EUR/USD: Bulls still targeting 1.2000 amid weaker Treasury yields?

Having found fresh bids near 1.1950 levels, the EUR/USD pair extended its bullish consolidation phase into late-Asia, as the bulls await the sentiment on the European open for the next move higher to reclaim 1.20 handle.

EUR/USD: N. Korea fuelled risk-off supports                           

The spot is seen fighting hard to regain the bids, after having failed several attempts to take-out stiff resistances located near 1.1985 region.
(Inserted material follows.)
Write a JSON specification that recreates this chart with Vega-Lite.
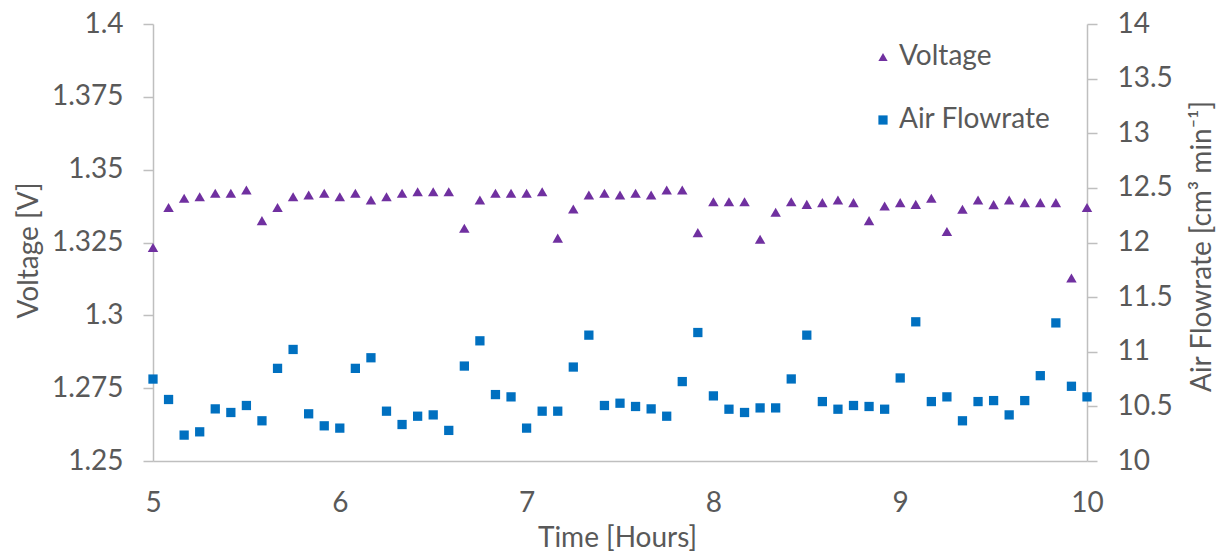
{
  "$schema": "https://vega.github.io/schema/vega-lite/v6.json",
  "width": 934,
  "height": 437,
  "autosize": {"type": "none"},
  "padding": {"left": 153, "top": 24, "right": 134, "bottom": 91},
  "background": "white",
  "config": {
    "font": "Lato",
    "view": {"stroke": null},
    "axis": {
      "grid": false,
      "domainColor": "#bfbfbf",
      "domainWidth": 1.5,
      "tickColor": "#bfbfbf",
      "tickWidth": 1.5,
      "labelFontSize": 28,
      "labelColor": "#595959",
      "titleFontSize": 28,
      "titleFontWeight": "normal",
      "titleColor": "#595959"
    }
  },
  "data": {
    "values": [
      {"time": 5.0, "series": "Voltage", "value": 1.3233},
      {"time": 5.0833, "series": "Voltage", "value": 1.337},
      {"time": 5.1667, "series": "Voltage", "value": 1.3402},
      {"time": 5.25, "series": "Voltage", "value": 1.3407},
      {"time": 5.3333, "series": "Voltage", "value": 1.3419},
      {"time": 5.4167, "series": "Voltage", "value": 1.3419},
      {"time": 5.5, "series": "Voltage", "value": 1.343},
      {"time": 5.5833, "series": "Voltage", "value": 1.3325},
      {"time": 5.6667, "series": "Voltage", "value": 1.337},
      {"time": 5.75, "series": "Voltage", "value": 1.3407},
      {"time": 5.8333, "series": "Voltage", "value": 1.3413},
      {"time": 5.9167, "series": "Voltage", "value": 1.3419},
      {"time": 6.0, "series": "Voltage", "value": 1.3407},
      {"time": 6.0833, "series": "Voltage", "value": 1.3419},
      {"time": 6.1667, "series": "Voltage", "value": 1.3396},
      {"time": 6.25, "series": "Voltage", "value": 1.3407},
      {"time": 6.3333, "series": "Voltage", "value": 1.3419},
      {"time": 6.4167, "series": "Voltage", "value": 1.3424},
      {"time": 6.5, "series": "Voltage", "value": 1.3424},
      {"time": 6.5833, "series": "Voltage", "value": 1.3424},
      {"time": 6.6667, "series": "Voltage", "value": 1.3299},
      {"time": 6.75, "series": "Voltage", "value": 1.3396},
      {"time": 6.8333, "series": "Voltage", "value": 1.3419},
      {"time": 6.9167, "series": "Voltage", "value": 1.3419},
      {"time": 7.0, "series": "Voltage", "value": 1.3419},
      {"time": 7.0833, "series": "Voltage", "value": 1.3424},
      {"time": 7.1667, "series": "Voltage", "value": 1.3265},
      {"time": 7.25, "series": "Voltage", "value": 1.3365},
      {"time": 7.3333, "series": "Voltage", "value": 1.3413},
      {"time": 7.4167, "series": "Voltage", "value": 1.3419},
      {"time": 7.5, "series": "Voltage", "value": 1.3413},
      {"time": 7.5833, "series": "Voltage", "value": 1.3419},
      {"time": 7.6667, "series": "Voltage", "value": 1.3413},
      {"time": 7.75, "series": "Voltage", "value": 1.343},
      {"time": 7.8333, "series": "Voltage", "value": 1.343},
      {"time": 7.9167, "series": "Voltage", "value": 1.3284},
      {"time": 8.0, "series": "Voltage", "value": 1.339},
      {"time": 8.0833, "series": "Voltage", "value": 1.339},
      {"time": 8.1667, "series": "Voltage", "value": 1.339},
      {"time": 8.25, "series": "Voltage", "value": 1.3261},
      {"time": 8.3333, "series": "Voltage", "value": 1.3354},
      {"time": 8.4167, "series": "Voltage", "value": 1.339},
      {"time": 8.5, "series": "Voltage", "value": 1.3381},
      {"time": 8.5833, "series": "Voltage", "value": 1.3387},
      {"time": 8.6667, "series": "Voltage", "value": 1.3396},
      {"time": 8.75, "series": "Voltage", "value": 1.3387},
      {"time": 8.8333, "series": "Voltage", "value": 1.3325},
      {"time": 8.9167, "series": "Voltage", "value": 1.3375},
      {"time": 9.0, "series": "Voltage", "value": 1.3387},
      {"time": 9.0833, "series": "Voltage", "value": 1.3381},
      {"time": 9.1667, "series": "Voltage", "value": 1.3402},
      {"time": 9.25, "series": "Voltage", "value": 1.3288},
      {"time": 9.3333, "series": "Voltage", "value": 1.3364},
      {"time": 9.4167, "series": "Voltage", "value": 1.3396},
      {"time": 9.5, "series": "Voltage", "value": 1.338},
      {"time": 9.5833, "series": "Voltage", "value": 1.3396},
      {"time": 9.6667, "series": "Voltage", "value": 1.3387},
      {"time": 9.75, "series": "Voltage", "value": 1.3387},
      {"time": 9.8333, "series": "Voltage", "value": 1.3387},
      {"time": 9.9167, "series": "Voltage", "value": 1.3128},
      {"time": 10.0, "series": "Voltage", "value": 1.337},
      {"time": 5.0, "series": "Air Flowrate", "value": 10.75},
      {"time": 5.0833, "series": "Air Flowrate", "value": 10.563},
      {"time": 5.1667, "series": "Air Flowrate", "value": 10.237},
      {"time": 5.25, "series": "Air Flowrate", "value": 10.267},
      {"time": 5.3333, "series": "Air Flowrate", "value": 10.477},
      {"time": 5.4167, "series": "Air Flowrate", "value": 10.444},
      {"time": 5.5, "series": "Air Flowrate", "value": 10.508},
      {"time": 5.5833, "series": "Air Flowrate", "value": 10.368},
      {"time": 5.6667, "series": "Air Flowrate", "value": 10.848},
      {"time": 5.75, "series": "Air Flowrate", "value": 11.021},
      {"time": 5.8333, "series": "Air Flowrate", "value": 10.432},
      {"time": 5.9167, "series": "Air Flowrate", "value": 10.322},
      {"time": 6.0, "series": "Air Flowrate", "value": 10.301},
      {"time": 6.0833, "series": "Air Flowrate", "value": 10.848},
      {"time": 6.1667, "series": "Air Flowrate", "value": 10.945},
      {"time": 6.25, "series": "Air Flowrate", "value": 10.456},
      {"time": 6.3333, "series": "Air Flowrate", "value": 10.334},
      {"time": 6.4167, "series": "Air Flowrate", "value": 10.41},
      {"time": 6.5, "series": "Air Flowrate", "value": 10.422},
      {"time": 6.5833, "series": "Air Flowrate", "value": 10.28},
      {"time": 6.6667, "series": "Air Flowrate", "value": 10.869},
      {"time": 6.75, "series": "Air Flowrate", "value": 11.1},
      {"time": 6.8333, "series": "Air Flowrate", "value": 10.608},
      {"time": 6.9167, "series": "Air Flowrate", "value": 10.587},
      {"time": 7.0, "series": "Air Flowrate", "value": 10.301},
      {"time": 7.0833, "series": "Air Flowrate", "value": 10.456},
      {"time": 7.1667, "series": "Air Flowrate", "value": 10.456},
      {"time": 7.25, "series": "Air Flowrate", "value": 10.86},
      {"time": 7.3333, "series": "Air Flowrate", "value": 11.152},
      {"time": 7.4167, "series": "Air Flowrate", "value": 10.508},
      {"time": 7.5, "series": "Air Flowrate", "value": 10.529},
      {"time": 7.5833, "series": "Air Flowrate", "value": 10.499},
      {"time": 7.6667, "series": "Air Flowrate", "value": 10.477},
      {"time": 7.75, "series": "Air Flowrate", "value": 10.41},
      {"time": 7.8333, "series": "Air Flowrate", "value": 10.727},
      {"time": 7.9167, "series": "Air Flowrate", "value": 11.176},
      {"time": 8.0, "series": "Air Flowrate", "value": 10.596},
      {"time": 8.0833, "series": "Air Flowrate", "value": 10.474},
      {"time": 8.1667, "series": "Air Flowrate", "value": 10.444},
      {"time": 8.25, "series": "Air Flowrate", "value": 10.486},
      {"time": 8.3333, "series": "Air Flowrate", "value": 10.486},
      {"time": 8.4167, "series": "Air Flowrate", "value": 10.751},
      {"time": 8.5, "series": "Air Flowrate", "value": 11.152},
      {"time": 8.5833, "series": "Air Flowrate", "value": 10.544},
      {"time": 8.6667, "series": "Air Flowrate", "value": 10.474},
      {"time": 8.75, "series": "Air Flowrate", "value": 10.508},
      {"time": 8.8333, "series": "Air Flowrate", "value": 10.499},
      {"time": 8.9167, "series": "Air Flowrate", "value": 10.474},
      {"time": 9.0, "series": "Air Flowrate", "value": 10.76},
      {"time": 9.0833, "series": "Air Flowrate", "value": 11.274},
      {"time": 9.1667, "series": "Air Flowrate", "value": 10.544},
      {"time": 9.25, "series": "Air Flowrate", "value": 10.587},
      {"time": 9.3333, "series": "Air Flowrate", "value": 10.368},
      {"time": 9.4167, "series": "Air Flowrate", "value": 10.544},
      {"time": 9.5, "series": "Air Flowrate", "value": 10.553},
      {"time": 9.5833, "series": "Air Flowrate", "value": 10.422},
      {"time": 9.6667, "series": "Air Flowrate", "value": 10.553},
      {"time": 9.75, "series": "Air Flowrate", "value": 10.781},
      {"time": 9.8333, "series": "Air Flowrate", "value": 11.264},
      {"time": 9.9167, "series": "Air Flowrate", "value": 10.684},
      {"time": 10.0, "series": "Air Flowrate", "value": 10.587}
    ]
  },
  "encoding": {
    "x": {
      "field": "time",
      "type": "quantitative",
      "scale": {"domain": [5, 10], "nice": false, "zero": false},
      "axis": {
        "title": "Time [Hours]",
        "values": [5, 6, 7, 8, 9, 10],
        "ticks": false,
        "tickSize": 0,
        "labelPadding": 28,
        "labelFlush": false,
        "titleX": 464,
        "titleY": 85,
        "titleAlign": "center",
        "titleBaseline": "alphabetic"
      }
    },
    "color": {
      "field": "series",
      "type": "nominal",
      "scale": {"domain": ["Voltage", "Air Flowrate"], "range": ["#7030A0", "#0070C0"]},
      "legend": {
        "orient": "none",
        "legendX": 716,
        "legendY": 19,
        "title": null,
        "padding": 0,
        "labelFontSize": 28,
        "labelColor": "#595959",
        "symbolSize": 85,
        "symbolStrokeWidth": 0,
        "rowPadding": 35,
        "labelOffset": 2
      }
    },
    "shape": {
      "field": "series",
      "type": "nominal",
      "scale": {"domain": ["Voltage", "Air Flowrate"], "range": ["triangle-up", "square"]}
    }
  },
  "layer": [
    {
      "transform": [{"filter": "datum.series === 'Voltage'"}],
      "mark": {"type": "point", "filled": true, "size": 110, "opacity": 1},
      "encoding": {
        "y": {
          "field": "value",
          "type": "quantitative",
          "scale": {"domain": [1.25, 1.4], "nice": false, "zero": false},
          "axis": {
            "orient": "left",
            "title": "Voltage [V]",
            "values": [1.25, 1.275, 1.3, 1.325, 1.35, 1.375, 1.4],
            "format": ".3~f",
            "tickSize": 10,
            "labelPadding": 20,
            "titleAngle": 270,
            "titleX": -116,
            "titleY": 226,
            "titleAlign": "center",
            "titleBaseline": "alphabetic"
          }
        }
      }
    },
    {
      "transform": [{"filter": "datum.series === 'Air Flowrate'"}],
      "mark": {"type": "point", "filled": true, "size": 86, "opacity": 1},
      "encoding": {
        "y": {
          "field": "value",
          "type": "quantitative",
          "scale": {"domain": [10, 14], "nice": false, "zero": false},
          "axis": {
            "orient": "right",
            "title": "Air Flowrate [cm³ min⁻¹]",
            "values": [10, 10.5, 11, 11.5, 12, 12.5, 13, 13.5, 14],
            "format": ".1~f",
            "tickSize": 10,
            "labelPadding": 20,
            "titleAngle": 270,
            "titleX": 123,
            "titleY": 222,
            "titleAlign": "center",
            "titleBaseline": "alphabetic"
          }
        }
      }
    }
  ],
  "resolve": {"scale": {"y": "independent"}}
}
Although the sentiment around the funding currency, EUR, remains underpinned amid persisting risk-off moods, ignited by escalating North Korean tensions.

Additionally, tumbling Treasury yields amid reduced demand for risk assets weigh down broadly on the US dollar, restricting the corrective slide in the EUR/USD pair. The major reached the highest levels in two and a half year earlier on the day at 1.1986, before meeting fresh supply to hit daily lows of 1.1955.

Looking ahead, the spot awaits the German Gfk consumer climate data for fresh incentives on the Euro, as the economic calendar continues to remain light in Europe. Meanwhile, the US docket offers the S&P/CS Composite-20 HPI y/y and CB Consumer Confidence, which will offer fresh impetus to the USD ahead of the US payrolls data due out on Friday.

EUR/USD Technical Set-up  

According to Valeria Bednarik, Chief Analyst at FXStreet, “Short term, the pair is poised to keep advancing, having settled above its early high of 1.1959, now the immediate support, and with technical indicators in the 4 hours chart maintaining their bullish slopes, despite being in overbought territory. In the same chart, the 20 SMA keeps heading north well above the larger ones, but below the current level, favoring an extension up to the 1.2000 region and beyond for this Tuesday. Support levels:  1.1960 1.1920 1.1870 Resistance levels: 1.2000 1.2030 1.2065.”